The FBI said the push was driven by a 2004 directive from President Bush ordering the bureau to improve its counterterrorism efforts by boosting its human intelligence capabilities.
Do not for one minute think that the above scenario, which became part of everyday life in the former German Democratic Republic under its allegedly socialist regime, could not happen in the United States. Consider that it happened there with over 95% of the population opposed to these practices, whereas the fear of terrorism which has gripped this country, driven by an administration which is using fear to bludgeon the mostly undereducated population into accepting its arguments for a need for increased surveillance, has conditioned people into believing that draconian security measures and clandestine wiretapping are a necessary part of life.
They are not. It is as unnecessary to live in fear of a terrorist attack as it is to worry every day that one might die of kidney failure. The instrument of fear is being wielded to control an already cowed population into accepting anything and everything and the non-occurrence of an event, of a terrorist attack, is being proclaimed by such media outlets as FOX News as being the success story brought about by an infringement of our rights as citizens. The America which represented freedom is slipping into a dark world of repressive government legislation disseminated by a cabal of power-hungry, despotic politicians and supported by a Justice Department which has lost all autonomy.

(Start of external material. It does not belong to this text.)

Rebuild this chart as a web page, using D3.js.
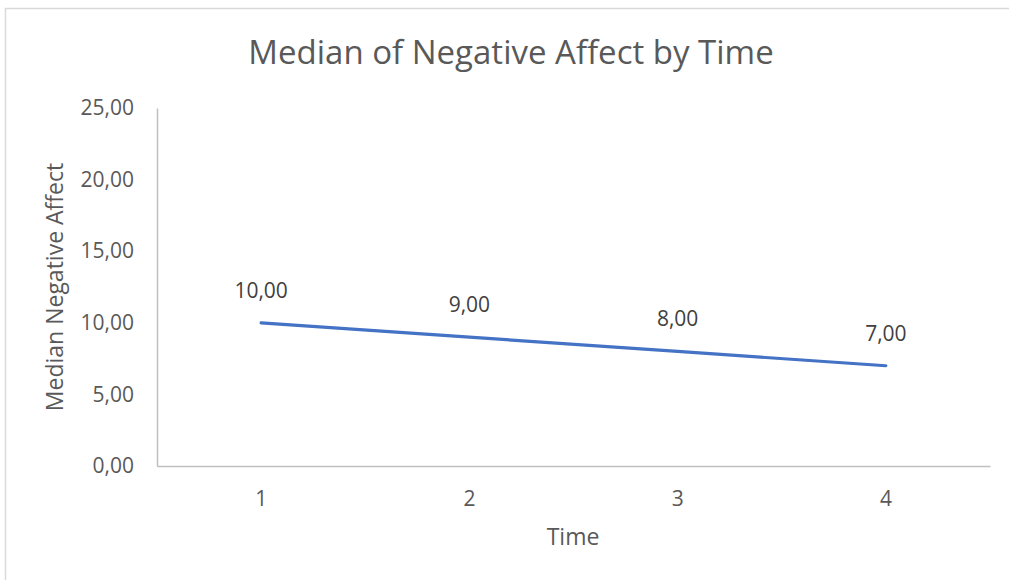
<!DOCTYPE html>
<html>
<head>
<meta charset="utf-8">
<script src="https://cdn.jsdelivr.net/npm/d3@7/dist/d3.min.js"></script>
<style>
  html, body { margin: 0; padding: 0; background: #fff; }
  svg { display: block; font-family: "Open Sans", "Noto Sans", sans-serif; }
</style>
</head>
<body>
<svg id="chart" width="1009" height="580"></svg>
<script>
// Median negative affect at each measurement time
const times = ["1", "2", "3", "4"];
const medians = [10, 9, 8, 7];
const yTicks = [0, 5, 10, 15, 20, 25];

const chartTitle = "Median of Negative Affect by Time";
const xTitle = "Time";
const yTitle = "Median Negative Affect";

const FONT = '"Open Sans", "Noto Sans", sans-serif';
const svg = d3.select("#chart");
const W = 1009, H = 580;
const plot = { left: 157, right: 990, top: 108, bottom: 466 };

// comma decimal separator, two decimals
const fmt = v => d3.format(".2f")(v).replace(".", ",");

// outer chart border (left and top edges fall inside the view)
svg.append("rect")
  .attr("x", 5.5).attr("y", 8.5)
  .attr("width", W + 20).attr("height", H + 20)
  .attr("fill", "#fff").attr("stroke", "#d9d9d9").attr("stroke-width", 1.5);

const x = d3.scaleBand().domain(times).range([plot.left, plot.right]);
const y = d3.scaleLinear().domain([0, 25]).range([plot.bottom, plot.top]);

// y axis: line + labels
const yAxis = svg.append("g")
  .attr("transform", `translate(${plot.left},0)`)
  .call(d3.axisLeft(y).tickValues(yTicks).tickFormat(fmt).tickSize(0).tickPadding(23));
yAxis.attr("font-family", FONT).attr("font-size", 21);
yAxis.select(".domain").attr("stroke", "#bfbfbf").attr("stroke-width", 1.5);
yAxis.selectAll("text").attr("fill", "#595959");

// x axis
const xAxis = svg.append("g")
  .attr("transform", `translate(0,${plot.bottom})`)
  .call(d3.axisBottom(x).tickSize(0).tickPadding(25));
xAxis.attr("font-family", FONT).attr("font-size", 21);
xAxis.select(".domain").attr("stroke", "#bfbfbf").attr("stroke-width", 1.5);
xAxis.selectAll("text").attr("fill", "#595959");

// series line
const line = d3.line()
  .x((d, i) => x(times[i]) + x.bandwidth() / 2)
  .y(d => y(d));
svg.append("path")
  .datum(medians)
  .attr("d", line)
  .attr("fill", "none")
  .attr("stroke", "#4472c4")
  .attr("stroke-width", 3.2)
  .attr("stroke-linecap", "round");

// data labels above each point
svg.append("g").selectAll("text")
  .data(medians)
  .join("text")
  .attr("x", (d, i) => x(times[i]) + x.bandwidth() / 2)
  .attr("y", d => y(d) - 25)
  .attr("text-anchor", "middle")
  .attr("fill", "#404040")
  .style("font-size", "21px")
  .text(fmt);

// titles
svg.append("text")
  .attr("x", 511).attr("y", 64)
  .attr("text-anchor", "middle")
  .attr("fill", "#595959")
  .style("font-size", "33px")
  .text(chartTitle);

svg.append("text")
  .attr("x", 573).attr("y", 545)
  .attr("text-anchor", "middle")
  .attr("fill", "#595959")
  .style("font-size", "23px")
  .text(xTitle);

svg.append("text")
  .attr("transform", "translate(63,287) rotate(-90)")
  .attr("text-anchor", "middle")
  .attr("fill", "#595959")
  .style("font-size", "23px")
  .text(yTitle);
</script>
</body>
</html>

Articles of Impeachment should be drawn up for Bush and Cheney and Alberto Gonzales should be held accountable for perjury and thrown out of his job. Make no mistake; it is better to impeach than to sit back and allow the current trend to continue. The concern of many, that impeachment will not work because the vote will never pass the House, is erroneous. It is the constitutional duty of Congress to impeach and it is the duty of the American people to hold Congress accountable for upholding the Constitution. At worst it will stall this government and prevent it from dragging this country further into the abyss.